* [TASK TO COMPLETE]: Restate, exactly and without pictures, the lines from the start of the listing below through the line holding "300, 350, 400]".

* [AVAILABLE DATA]:
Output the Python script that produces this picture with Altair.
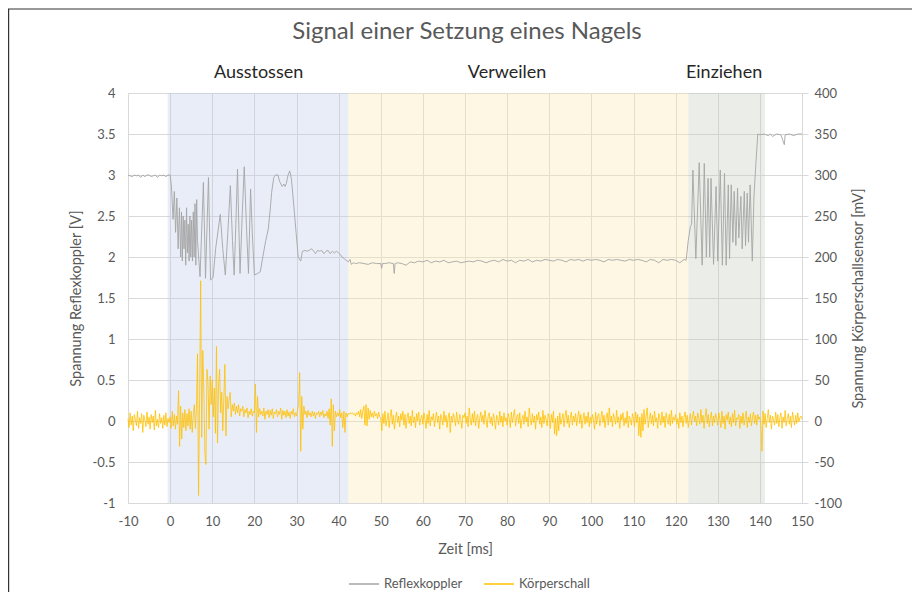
import altair as alt
import pandas as pd

FONT = "Lato"

chart_title = "Signal einer Setzung eines Nagels"
x_ticks = [-10, 0, 10, 20, 30, 40, 50, 60, 70, 80, 90, 100, 110, 120, 130, 140, 150]
left_ticks = [-1, -0.5, 0, 0.5, 1, 1.5, 2, 2.5, 3, 3.5, 4]
right_ticks = [-100, -50, 0, 50, 100, 150, 200, 250, 300, 350, 400]

series_names = ["Reflexkoppler", "Körperschall"]
series_colors = ["#a5a5a5", "#ffc000"]

phase_names = ["Ausstossen", "Verweilen", "Einziehen"]
phase_start = [-0.6, 42.3, 123.0]
phase_end = [42.3, 123.0, 141.2]
phase_label_x = [21, 80, 131.5]
phase_colors = ["#c0cce8", "#fce8b2", "#c6cebd"]

# Reflexkoppler [V]
refl_t = [
    -10, -9.5, -9, -8.5, -8, -7.5, -7, -6.5, -6, -5.5, -5, -4.5, -4, -3.5, -3, -2.5, -2, -1.5, -1, -0.5, 0,
    0.3, 0.7, 1.0, 1.3, 1.6, 1.9, 2.2, 2.5, 2.7, 2.9, 3.1, 3.3, 3.5, 3.7, 3.9, 4.1, 4.3, 4.5, 4.7, 4.9,
    5.1, 5.3, 5.5, 5.7, 5.9, 6.1, 6.3, 6.5,
    7.1, 7.9, 8.4, 9.1, 9.6, 10.2, 10.8, 11.9, 12.5, 13.1, 13.7, 14.3, 14.8, 15.2, 15.6, 16.0, 16.3, 16.6,
    17.1, 17.6, 18.1, 18.6, 19.1, 19.5, 20.0, 20.8, 21.4, 22.0, 22.7, 23.3, 23.8, 24.1, 24.6, 25.0, 25.6,
    26.0, 26.3, 26.6, 27.0, 27.3, 27.6, 28.0, 28.4, 28.8, 29.4, 29.9, 30.4, 31.0, 31.4,
    32, 32.5, 33, 33.5, 34, 34.5, 35, 35.5, 36, 36.5, 37, 37.5, 38, 38.5, 39, 39.5, 40, 40.4, 40.8, 41.3,
    41.8, 42.3, 42.7, 43.0,
    43.5, 44, 45, 46, 47, 48, 49, 50, 50.2, 50.4, 51, 52, 53, 53.2, 53.4, 54, 55, 56, 57, 58, 59, 60,
    61, 62, 63, 64, 65, 66, 67, 68, 69, 70, 71, 72, 73, 74, 75, 76, 77, 78, 79, 80, 81, 82, 83, 84, 85,
    86, 87, 88, 89, 90, 91, 92, 93, 94, 95, 96, 97, 98, 99, 100, 101, 102, 103, 104, 105, 106, 107, 108,
    109, 110, 111, 112, 113, 114, 115, 116, 117, 118, 119, 120, 121, 122, 122.5,
    123.0, 123.5, 123.8, 124.1, 124.8, 125.6, 126.3, 126.8, 127.3, 127.7, 128.1, 128.4, 129.0, 129.6,
    130.0, 130.6, 131.1, 131.6, 132.0, 132.5, 132.8, 133.2, 133.6, 133.9, 134.3, 134.7, 135.0, 135.5,
    135.8, 136.3, 136.6, 137.0, 137.3, 137.7, 138.2, 138.6, 139.0, 139.5,
    140, 141, 142, 142.5, 143, 144, 145, 145.8, 146, 147, 148, 149, 150,
]
refl_v = [
    3.0, 2.99, 2.98, 3.0, 2.99, 3.0, 2.97, 3.0, 2.98, 3.0, 3.0, 2.98, 2.99, 3.0, 2.97, 3.0, 2.99, 3.0, 2.98, 3.0, 3.0,
    2.87, 2.46, 2.8, 2.3, 2.72, 2.1, 2.6, 2.0, 2.55, 1.95, 2.5, 2.1, 2.45, 1.9, 2.6, 2.05, 2.4, 1.95, 2.5, 2.0,
    2.45, 1.95, 2.55, 2.0, 2.65, 1.9, 2.7, 2.2,
    1.76, 2.91, 1.74, 2.97, 1.72, 1.75, 2.1, 2.52, 2.1, 1.78, 2.3, 2.87, 2.2, 1.78, 2.4, 3.07, 2.4, 1.8,
    2.5, 3.1, 2.4, 1.8, 2.83, 2.3, 1.78, 1.8, 1.82, 2.0, 2.2, 2.34, 2.6, 2.79, 2.97, 3.0, 3.0,
    2.92, 2.89, 2.86, 2.89, 2.86, 2.9, 3.0, 3.05, 2.95, 2.6, 2.3, 2.0, 1.95, 2.07,
    2.08, 2.07, 2.08, 2.1, 2.08, 2.04, 2.08, 2.07, 2.08, 2.04, 2.07, 2.08, 2.04, 2.07, 2.05, 2.07, 2.05, 2.03, 2.0, 1.98,
    1.96, 1.94, 1.97, 1.91,
    1.93, 1.92, 1.93, 1.92, 1.91, 1.93, 1.92, 1.92, 1.86, 1.92, 1.92, 1.93, 1.92, 1.8, 1.92, 1.93, 1.92, 1.9, 1.94, 1.93, 1.95, 1.94,
    1.96, 1.93, 1.95, 1.94, 1.96, 1.93, 1.94, 1.95, 1.93, 1.94, 1.95, 1.94, 1.96, 1.95, 1.93, 1.95, 1.96, 1.94, 1.97, 1.95, 1.96, 1.93, 1.96, 1.95, 1.97,
    1.94, 1.96, 1.95, 1.97, 1.96, 1.95, 1.97, 1.96, 1.94, 1.97, 1.96, 1.97, 1.95, 1.97, 1.96, 1.97, 1.96, 1.94, 1.97, 1.96, 1.97, 1.96, 1.95,
    1.97, 1.96, 1.97, 1.96, 1.94, 1.97, 1.96, 1.93, 1.97, 1.96, 1.97, 1.96, 1.93, 1.97, 1.96,
    2.2, 2.37, 2.4, 3.06, 1.98, 3.15, 1.9, 3.14, 2.0, 2.96, 2.0, 2.96, 1.91, 2.86,
    1.95, 3.06, 1.9, 3.02, 1.9, 2.88, 1.98, 2.88, 2.18, 2.8, 2.14, 2.84, 2.23, 2.74,
    2.1, 2.8, 2.14, 2.78, 2.18, 2.88, 1.95, 2.74, 3.1, 3.5,
    3.49, 3.5, 3.48, 3.5, 3.47, 3.5, 3.49, 3.37, 3.49, 3.5, 3.48, 3.5, 3.5,
]

# Koerperschall [mV], sampled every 0.25 ms from -10 ms
ks_start = -10.0
ks_step = 0.25
ks_v = [
    3, -8, 10, -5, 6, -12, 8, 2, -6, 12, -9, 4, -3, 9, -14, 7, 1, -7, 11, -4, 5, -10, 8, -2, 6, -11, 13, -6, 2, -8, 9, -3, 4, -9, 7, -5, 10, -7, 3, -2,
    5, -9, 12, -6, 8, -10, 6, -4, 37, -31, 18, -22, 10, -8, 14, -12, 9, -6, 15, -10, 12, -14, 8, 20, -9, 15, 82, -91, 30, 171, -20, 86, 40, -39, -53, 63, 45, -10, 55, 20,
    50, 5, 40, -15, 91, -27, 45, 63, 10, 35, -12, 28, 69, -18, 30, 15, 25, 35, 5, 20, 12, 22, 8, 18, 10, 20, 6, 15, 12, 18, 5, 14, 10, 16, 4, 12, 8, 15, 6, 12,
    10, 45, -14, 30, 5, 15, 8, 12, 6, 16, 2, 12, 8, 14, 4, 13, 7, 15, 3, 11, 9, 14, 5, 12, 8, 16, 2, 13, 7, 12, 4, 14, 6, 11, 3, 12, 8, 15, 5, 10,
    6, 14, 20, 59, -37, 30, -10, 18, 8, 12, 4, 13, 7, 10, 5, 12, 6, 11, 3, 10, 8, 12, 5, 11, 7, 13, 4, 9, 6, 12, 3, 15, -5, 27, -31, 20, -12, 12, 5, 10,
    6, 14, 4, 10, -8, 12, -14, 10, 5, 9, 8, 10, 9, 10, 8, 9, 6, 10, 8, 12, 5, 14, 3, 12, 18, -5, 20, -6, 16, 2, 13, 5, 10, 4, 12, 6, 9, 3, 11, 5,
    4, -12, 9, -3, 12, -6, 2, 10, -8, 5, 14, -4, 7, -10, 3, 11, -2, 6, -7, 9, 1, 12, -5, 8, -9, 4, 10, -3, 6, -6, 13, -2, 5, -8, 9, 0, 11, -5, 3, 7,
    -4, 10, 2, -9, 8, -3, 13, -6, 5, 1, 9, -7, 4, 11, -2, 6, -10, 8, 3, -5, 12, -1, 7, -8, 4, 10, -14, 6, -2, 9, 3, -6, 11, 0, -4, 8, 2, -9, 7, 4,
    10, -3, 6, -7, 16, 2, -5, 9, -2, 12, -6, 4, 8, -9, 3, 11, -1, 7, -4, 13, 2, -8, 6, 10, -3, 5, -6, 9, 1, -10, 7, 3, -5, 12, -2, 6, -7, 10, 0, 4,
    -5, 9, 3, -8, 11, -2, 6, 14, -6, 4, 8, -3, 10, -9, 2, 7, -4, 12, -1, 5, -7, 16, 3, -5, 9, -2, 6, -10, 8, 1, 11, -4, 5, -8, 13, -3, 7, 2, -6, 9,
    4, -9, 8, -2, 12, -16, 3, -18, 6, -12, 10, -4, 2, 9, -7, 5, 13, -3, 7, -8, 3, 11, -5, 6, -1, 9, -6, 4, 12, -3, 8, -9, 2, 10, -4, 6, -2, 11, -7, 5,
    -3, 8, 2, -10, 11, -4, 6, 9, -6, 3, 12, -2, 7, -8, 4, 10, -5, 16, -1, 6, -7, 9, 3, -4, 13, -2, 5, -9, 8, 1, 10, -6, 4, -3, 12, -8, 6, 2, -5, 9,
    3, -7, 11, -2, 8, -18, 5, -20, 9, -12, 14, -4, 6, 16, -8, 2, 10, -3, 7, -6, 12, -1, 4, -9, 9, 3, -5, 11, -2, 6, -8, 10, 2, -4, 8, -6, 13, -3, 5, 1,
    8, -4, 3, -9, 10, -2, 6, -7, 4, 11, -3, 7, -8, 2, 9, -5, 5, 12, -1, 6, -6, 10, 3, -4, 14, -2, 7, -9, 5, 15, -3, 8, -7, 4, 11, -6, 6, -2, 9, 3,
    -5, 10, 2, -8, 12, -3, 6, -10, 8, 1, 11, -4, 5, -7, 9, -2, 13, -6, 4, 2, 8, -9, 6, -3, 10, -5, 3, 12, -8, 5, -2, 9, -6, 4, 11, -3, 7, -5, 8, 2,
    5, -6, -37, 12, -4, 9, -8, 3, 14, -2, 7, -10, 6, 2, -5, 11, -3, 8, -7, 4, 10, -9, 5, -2, 13, -6, 3, 9, -4, 6, -8, 11, 2, -5, 7, -3, 10, -1, 4, 6,
    2,
]

refl_df = pd.DataFrame({"t": refl_t, "v": refl_v, "series": series_names[0]})
ks_df = pd.DataFrame({
    "t": [ks_start + ks_step * i for i in range(len(ks_v))],
    "mv": ks_v,
    "series": series_names[1],
})
phase_df = pd.DataFrame({"phase": phase_names, "start": phase_start, "end": phase_end, "lx": phase_label_x})
title_df = pd.DataFrame({"title": [chart_title]})

LABEL_COLOR = "#595959"
GRID = "#d9d9d9"

x_axis = alt.Axis(
    values=x_ticks, title="Zeit [ms]", grid=True, gridColor=GRID, domainColor=GRID,
    ticks=False, labelPadding=12, labelFontSize=13, labelColor=LABEL_COLOR, labelFlush=False,
    labelExpr="toString(datum.value)", titleFontSize=14.5, titleColor=LABEL_COLOR,
    titleFontWeight="normal", titlePadding=14,
)
x_scale = alt.Scale(domain=[-10, 150], nice=False, zero=False)

left_axis = alt.Axis(
    values=left_ticks, title="Spannung  Reflexkoppler [V]", grid=True, gridColor=GRID,
    domainColor=GRID, ticks=False, labelPadding=13, labelFontSize=13, labelColor=LABEL_COLOR,
    labelFlush=False, labelExpr="toString(datum.value)", titleFontSize=14.5, titleColor=LABEL_COLOR,
    titleFontWeight="normal", titlePadding=9,
)
left_scale = alt.Scale(domain=[-1, 4], nice=False, zero=False)

right_axis = alt.Axis(
    orient="right", values=right_ticks, title="Spannung  Körperschallsensor [mV]", grid=False,
    domainColor=GRID, ticks=True, tickColor=GRID, tickSize=6, labelPadding=6, labelFontSize=13,
    labelFlush=False, labelColor=LABEL_COLOR, labelExpr="toString(datum.value)", titleFontSize=14.5,
    titleColor=LABEL_COLOR, titleFontWeight="normal", titleAngle=270, titlePadding=24,
)
right_scale = alt.Scale(domain=[-100, 400], nice=False, zero=False)

stroke_scale = alt.Scale(domain=series_names, range=series_colors)
legend = alt.Legend(
    title=None, orient="none", direction="horizontal", legendX=220, legendY=475,
    symbolType="stroke", symbolSize=900, symbolStrokeWidth=1.5, labelFontSize=13,
    labelColor=LABEL_COLOR, columnPadding=18, labelOffset=4,
)

rects = alt.Chart(phase_df).mark_rect(opacity=0.35).encode(
    x=alt.X("start:Q", scale=x_scale, axis=x_axis),
    x2="end:Q",
    y=alt.YDatum(4, scale=left_scale, axis=left_axis),
    y2=alt.Y2Datum(-1),
    fill=alt.Fill("phase:N", scale=alt.Scale(domain=phase_names, range=phase_colors), legend=None),
)

phase_labels = alt.Chart(phase_df).mark_text(fontSize=18, color="#262626", baseline="middle").encode(
    x=alt.X("lx:Q", scale=x_scale, axis=x_axis),
    y=alt.value(-20),
    text="phase:N",
)

refl_line = alt.Chart(refl_df).mark_line(strokeWidth=0.9).encode(
    x=alt.X("t:Q", scale=x_scale, axis=x_axis),
    y=alt.Y("v:Q", scale=left_scale, axis=left_axis),
    stroke=alt.Stroke("series:N", scale=stroke_scale, legend=legend),
)

title_mark = alt.Chart(title_df).mark_text(fontSize=24, color=LABEL_COLOR, baseline="middle").encode(
    x=alt.value(339), y=alt.value(-61), text="title:N",
)

border = alt.Chart(title_df).mark_rule(color="#333333", strokeWidth=1.2).encode(
    x=alt.value(-120), x2=alt.value(800), y=alt.value(-84),
)
border_left = alt.Chart(title_df).mark_rule(color="#333333", strokeWidth=1.2).encode(
    x=alt.value(-119.4), y=alt.value(-84), y2=alt.value(520),
)

left = alt.layer(rects, refl_line, phase_labels, title_mark, border, border_left)

ks_line = alt.Chart(ks_df).mark_line(strokeWidth=0.8).encode(
    x=alt.X("t:Q", scale=x_scale, axis=x_axis),
    y=alt.Y("mv:Q", scale=right_scale, axis=right_axis),
    stroke=alt.Stroke("series:N", scale=stroke_scale, legend=legend),
)

chart = alt.layer(left, ks_line).resolve_scale(y="independent").properties(
    width=674, height=410,
    autosize=alt.AutoSizeParams(type="none"),
    padding={"left": 120, "top": 85, "right": 110, "bottom": 100},
).configure(font=FONT).configure_view(stroke=None)

chart.save("out.html", embed_options={"renderer": "svg", "actions": False})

* [COMPLETE RESPONSE]:
Output the Python script that produces this picture with Altair.
import altair as alt
import pandas as pd

FONT = "Lato"

chart_title = "Signal einer Setzung eines Nagels"
x_ticks = [-10, 0, 10, 20, 30, 40, 50, 60, 70, 80, 90, 100, 110, 120, 130, 140, 150]
left_ticks = [-1, -0.5, 0, 0.5, 1, 1.5, 2, 2.5, 3, 3.5, 4]
right_ticks = [-100, -50, 0, 50, 100, 150, 200, 250, 300, 350, 400]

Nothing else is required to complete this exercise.